Mas os próprios instrumentos de avaliação usados numa avaliação psicológica numa situação de recrutamento inclusivo também deve poder reflectir a pessoa e as características da pessoa que estamos interessados em recrutar. E neste caso especifico se a pessoa a contratar tem uma Perturbação do Espectro do Autismo é importante que a empresa ou o profissional a realizar o recrutamento e selecção possa ter o conhecimento necessário ou então seja assessorado por um profissional que tenha esse mesmo conhecimento. As competências necessárias ao desempenho da função mas também as competências da própria pessoa com PEA precisam de ser bem definidas.
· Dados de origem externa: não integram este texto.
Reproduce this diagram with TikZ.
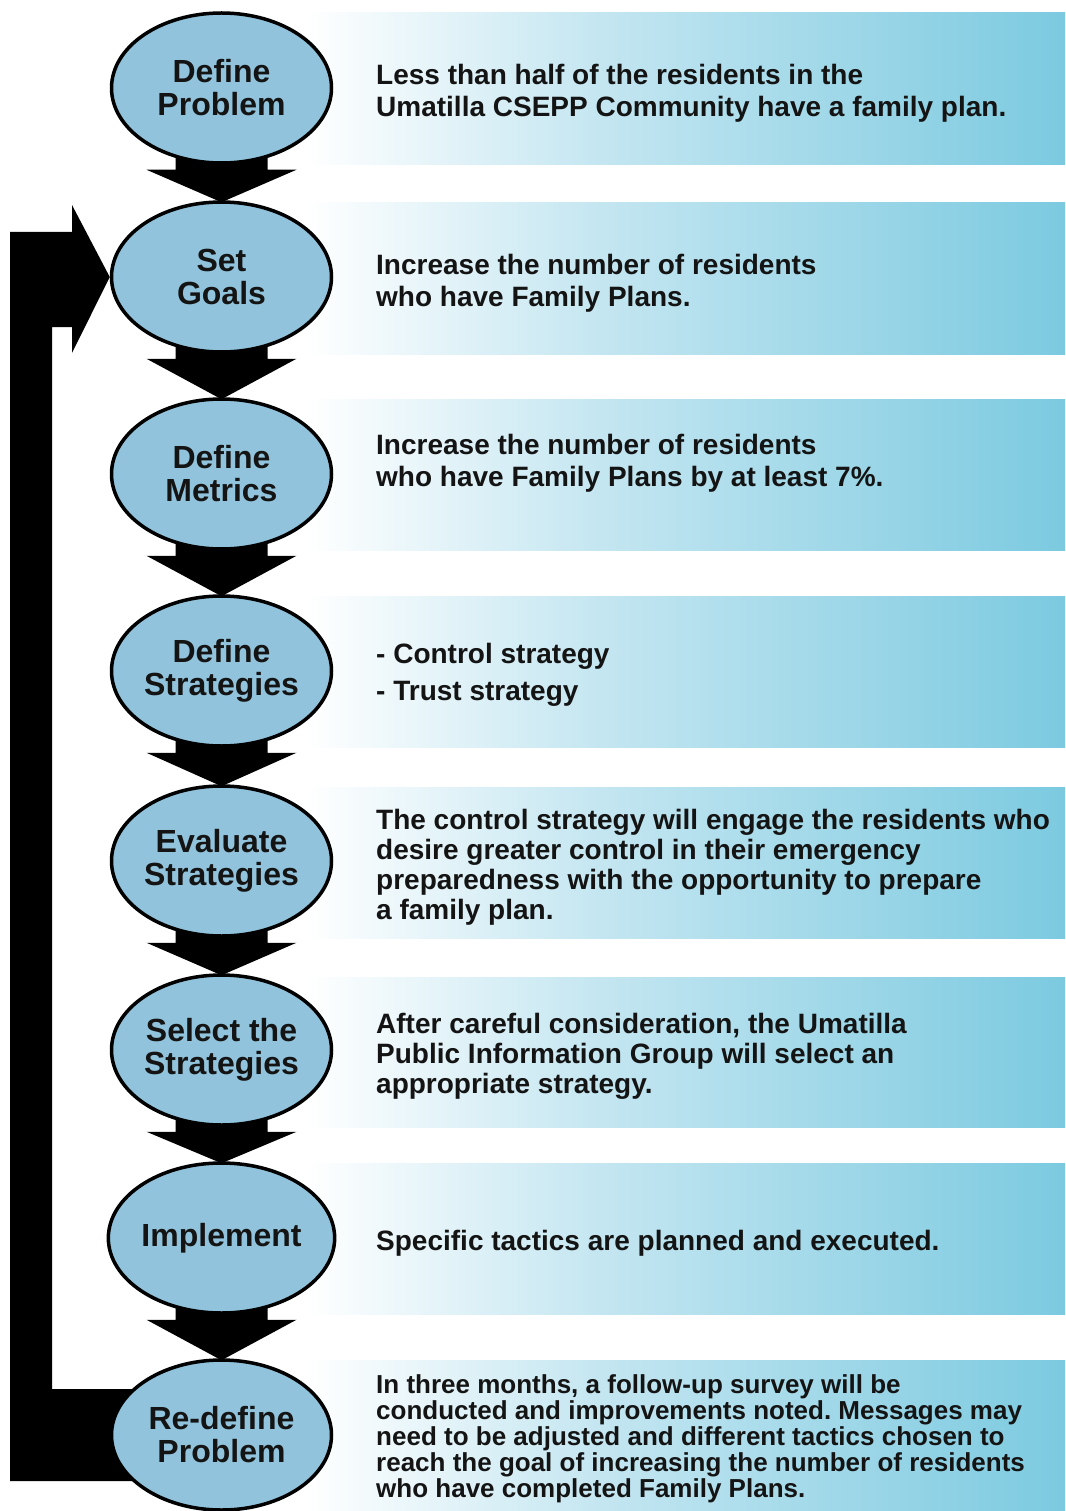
\documentclass[tikz,border=0pt]{standalone}
\usepackage{fontspec}
\setmainfont{Liberation Sans}
\usetikzlibrary{shapes.geometric,calc}
\frenchspacing
\definecolor{ellfill}{RGB}{145,196,220}
\definecolor{bandmid}{RGB}{196,230,241}
\definecolor{bandright}{RGB}{124,202,224}
\definecolor{txt}{RGB}{20,20,20}
\pgfdeclarehorizontalshading{bandshade}{100bp}{color(0bp)=(white); color(26bp)=(white); color(45bp)=(bandmid); color(75bp)=(bandright); color(100bp)=(bandright)}
\pgfdeclarelayer{bg}
\pgfsetlayers{bg,main}
\tikzset{
 stage/.style={ellipse, draw=black, line width=3.5pt, fill=ellfill, minimum width=220pt, minimum height=150pt, inner sep=0pt, align=center, font=\bfseries\fontsize{32}{33}\selectfont, text=txt},
 desc/.style={anchor=west, align=left, inner sep=0pt, font=\bfseries\fontsize{28}{30}\selectfont, text=txt},
 bandbox/.style={shading=bandshade},
 flowarrow/.style={fill=black},
}
\newcommand{\flowdown}[2]{\fill[flowarrow] ($(#1.center)+(-46,0)$) -- ($(#1.south)+(-46,5)$) -- ($(#1.south)+(-75,5)$) -- ($(#2.north)+(0,2)$) -- ($(#1.south)+(75,5)$) -- ($(#1.south)+(46,5)$) -- ($(#1.center)+(46,0)$) -- cycle;}
\begin{document}
\begin{tikzpicture}[x=1pt,y=-1pt]
\useasboundingbox (0,0) rectangle (1065,1511);
% stages
\node[stage] (e1) at (221.5,88) {Define\\Problem};
\node[stage] (e2) at (221.5,277) {Set\\Goals};
\node[stage] (e3) at (221.5,474) {Define\\Metrics};
\node[stage] (e4) at (221.5,671) {Define\\Strategies};
\node[stage] (e5) at (221.5,861) {Evaluate\\Strategies};
\node[stage] (e6) at (221.5,1050) {Select the\\Strategies};
\node[stage] (e7) at (221.5,1238) {Implement};
\node[stage] (e8) at (221.5,1435) {Re-define\\Problem};
% descriptions
\node[desc, font=\bfseries\fontsize{28}{32}\selectfont] (t1) at (376,93) {Less than half of the residents in the\\Umatilla CSEPP Community have a family plan.};
\node[desc, font=\bfseries\fontsize{28}{32}\selectfont] (t2) at (376,283) {Increase the number of residents\\who have Family Plans.};
\node[desc, font=\bfseries\fontsize{28}{32}\selectfont] (t3) at (376,463) {Increase the number of residents\\who have Family Plans by at least 7\%.};
\node[desc, font=\bfseries\fontsize{28}{37}\selectfont] (t4) at (376,675) {- Control strategy\\- Trust strategy};
\node[desc] (t5) at (376,867) {The control strategy will engage the residents who\\desire greater control in their emergency\\preparedness with the opportunity to prepare\\a family plan.};
\node[desc] (t6) at (376,1056) {After careful consideration, the Umatilla\\Public Information Group will select an\\appropriate strategy.};
\node[desc] (t7) at (376,1243) {Specific tactics are planned and executed.};
\node[desc, font=\bfseries\fontsize{26}{26}\selectfont] (t8) at (376,1439) {In three months, a follow-up survey will be\\conducted and improvements noted. Messages may\\need to be adjusted and different tactics chosen to\\reach the goal of increasing the number of residents\\who have completed Family Plans.};
\begin{pgfonlayer}{bg}
\fill[white] (0,0) rectangle (1065,1511);
% bands
\path[bandbox] (290,13) rectangle (1065,165);
\path[bandbox] (290,203) rectangle (1065,354);
\path[bandbox] (290,399) rectangle (1065,550);
\path[bandbox] (290,596) rectangle (1065,747);
\path[bandbox] (290,787) rectangle (1065,938);
\path[bandbox] (290,977) rectangle (1065,1127);
\path[bandbox] (290,1163) rectangle (1065,1314);
\path[bandbox] (290,1360) rectangle (1065,1511);
% connectors
\flowdown{e1}{e2}
\flowdown{e2}{e3}
\flowdown{e3}{e4}
\flowdown{e4}{e5}
\flowdown{e5}{e6}
\flowdown{e6}{e7}
\flowdown{e7}{e8}
\fill[flowarrow] ($(e8.center)+(0,46)$) -- (10,1481) -- (10,232) -- (72,232) -- (72,205) -- (e2.west) -- (72,353) -- (72,327) -- (52,327) -- (52,1389) -- ($(e8.center)+(0,-46)$) -- cycle;
\end{pgfonlayer}
\end{tikzpicture}
\end{document}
Não é estranho pensar que algumas características nas pessoas com PEA possam ser entendidas como sendo negativas num primeiro momento e que após um reflexão as mesmas possam ser avaliadas como positivas e geradoras de mudança e uma mais valia para a empresa e o desenvolvimento da função em questão.
No presente momento verifica-se que as empresas de Tecnologia e Informação (TI's) são aquelas que estão mais avançadas no processo de recrutamento inclusivo e no recrutamento de pessoas com Perturbação do Espectro do Autismo (PEA) mais especificamente. É exemplo disso a Microsoft, Google, Fujitsu, HP, SAP, etc., mas também outras empresas da área como a Auticon que é constituída única e exclusivamente por pessoas com Perturbação do Espectro do Autismo. Algumas outras empresas na área da Consultoria, Gestão, Engenharia, etc., também têm estado a avançar no processo. As boas práticas tem sido cada vez em maior número e os resultados demonstrados por muitas destas empresas é de que têm aumentado os seus lucros, nível de absentismo e melhoria global da qualidade de vida dos seus colaboradores, sejam autistas ou não autistas. Isto parece ser uma verdadeira situação win-win em que todos têm a ganhar. As residências ainda são muitas mas cada vez mais tendem a não ter argumentos.